_Data section_
==============================
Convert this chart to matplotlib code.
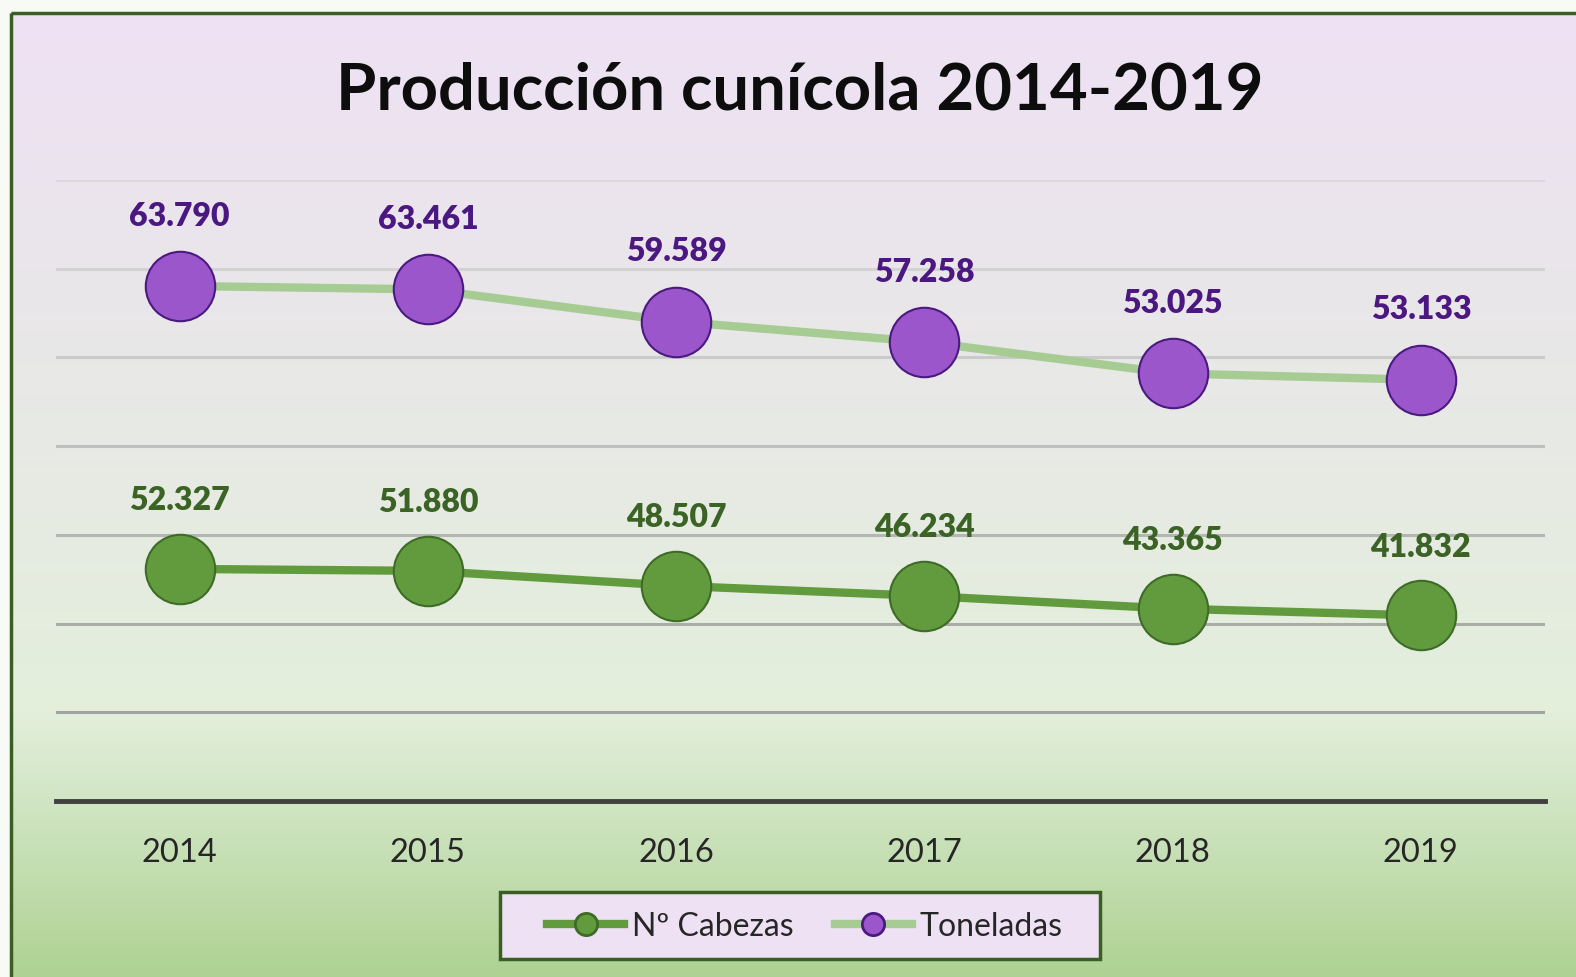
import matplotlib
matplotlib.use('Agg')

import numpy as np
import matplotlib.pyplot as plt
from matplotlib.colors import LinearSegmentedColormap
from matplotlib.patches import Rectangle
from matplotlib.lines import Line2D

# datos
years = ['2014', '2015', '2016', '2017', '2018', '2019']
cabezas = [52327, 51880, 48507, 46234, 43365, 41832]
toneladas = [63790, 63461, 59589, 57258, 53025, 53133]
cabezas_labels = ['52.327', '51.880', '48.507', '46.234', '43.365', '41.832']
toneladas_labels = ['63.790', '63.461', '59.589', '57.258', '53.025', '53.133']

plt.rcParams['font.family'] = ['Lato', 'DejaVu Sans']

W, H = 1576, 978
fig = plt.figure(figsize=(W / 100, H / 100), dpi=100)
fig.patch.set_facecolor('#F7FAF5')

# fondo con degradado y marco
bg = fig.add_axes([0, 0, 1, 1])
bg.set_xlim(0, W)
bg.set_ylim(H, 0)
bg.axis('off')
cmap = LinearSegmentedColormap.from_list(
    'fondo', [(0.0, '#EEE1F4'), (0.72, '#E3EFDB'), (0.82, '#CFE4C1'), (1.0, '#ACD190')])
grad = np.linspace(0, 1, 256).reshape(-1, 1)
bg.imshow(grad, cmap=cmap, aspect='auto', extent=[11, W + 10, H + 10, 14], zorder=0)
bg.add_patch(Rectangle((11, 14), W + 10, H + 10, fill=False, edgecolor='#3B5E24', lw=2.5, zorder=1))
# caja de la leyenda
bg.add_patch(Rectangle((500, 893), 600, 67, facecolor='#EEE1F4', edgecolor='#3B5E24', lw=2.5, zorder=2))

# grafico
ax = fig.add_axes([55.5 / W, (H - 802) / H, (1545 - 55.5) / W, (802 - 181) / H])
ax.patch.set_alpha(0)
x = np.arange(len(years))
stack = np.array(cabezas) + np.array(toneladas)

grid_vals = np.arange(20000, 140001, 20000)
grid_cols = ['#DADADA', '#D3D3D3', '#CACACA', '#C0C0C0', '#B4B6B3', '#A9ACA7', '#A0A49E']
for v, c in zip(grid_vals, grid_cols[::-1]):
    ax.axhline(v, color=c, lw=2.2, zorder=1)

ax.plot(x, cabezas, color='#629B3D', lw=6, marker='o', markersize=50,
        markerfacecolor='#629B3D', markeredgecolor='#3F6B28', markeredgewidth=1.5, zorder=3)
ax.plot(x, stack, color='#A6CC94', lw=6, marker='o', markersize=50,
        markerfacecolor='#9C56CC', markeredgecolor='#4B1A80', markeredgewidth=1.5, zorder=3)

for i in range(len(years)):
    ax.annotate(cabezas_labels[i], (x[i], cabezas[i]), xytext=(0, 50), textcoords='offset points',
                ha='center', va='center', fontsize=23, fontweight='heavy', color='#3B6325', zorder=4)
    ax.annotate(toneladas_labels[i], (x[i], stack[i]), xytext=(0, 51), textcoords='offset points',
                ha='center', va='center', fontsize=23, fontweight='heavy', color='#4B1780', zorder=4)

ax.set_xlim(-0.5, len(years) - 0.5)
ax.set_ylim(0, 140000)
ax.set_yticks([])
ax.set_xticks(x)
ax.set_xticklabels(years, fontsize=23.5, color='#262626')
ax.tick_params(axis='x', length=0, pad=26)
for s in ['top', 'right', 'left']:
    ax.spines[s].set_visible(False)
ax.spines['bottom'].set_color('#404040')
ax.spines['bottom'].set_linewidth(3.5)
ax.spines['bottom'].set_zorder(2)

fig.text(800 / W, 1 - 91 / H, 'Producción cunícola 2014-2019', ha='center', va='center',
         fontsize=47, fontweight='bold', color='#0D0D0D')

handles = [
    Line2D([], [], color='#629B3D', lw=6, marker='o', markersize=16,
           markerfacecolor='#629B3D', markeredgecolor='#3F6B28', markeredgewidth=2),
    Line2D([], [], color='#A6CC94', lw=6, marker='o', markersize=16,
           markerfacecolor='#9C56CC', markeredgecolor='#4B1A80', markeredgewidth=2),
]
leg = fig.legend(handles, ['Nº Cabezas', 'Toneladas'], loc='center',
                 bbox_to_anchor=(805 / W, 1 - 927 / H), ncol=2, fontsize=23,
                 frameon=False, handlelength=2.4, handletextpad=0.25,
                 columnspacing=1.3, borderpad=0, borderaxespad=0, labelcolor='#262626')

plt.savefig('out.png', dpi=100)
==============================
_Instruction_
With the pictures left out, restate word for word every line of the data above, from the first down to the line that contains "from matplotlib.lines import Line2D".

_Output of the task_
Convert this chart to matplotlib code.
import matplotlib
matplotlib.use('Agg')

import numpy as np
import matplotlib.pyplot as plt
from matplotlib.colors import LinearSegmentedColormap
from matplotlib.patches import Rectangle
from matplotlib.lines import Line2D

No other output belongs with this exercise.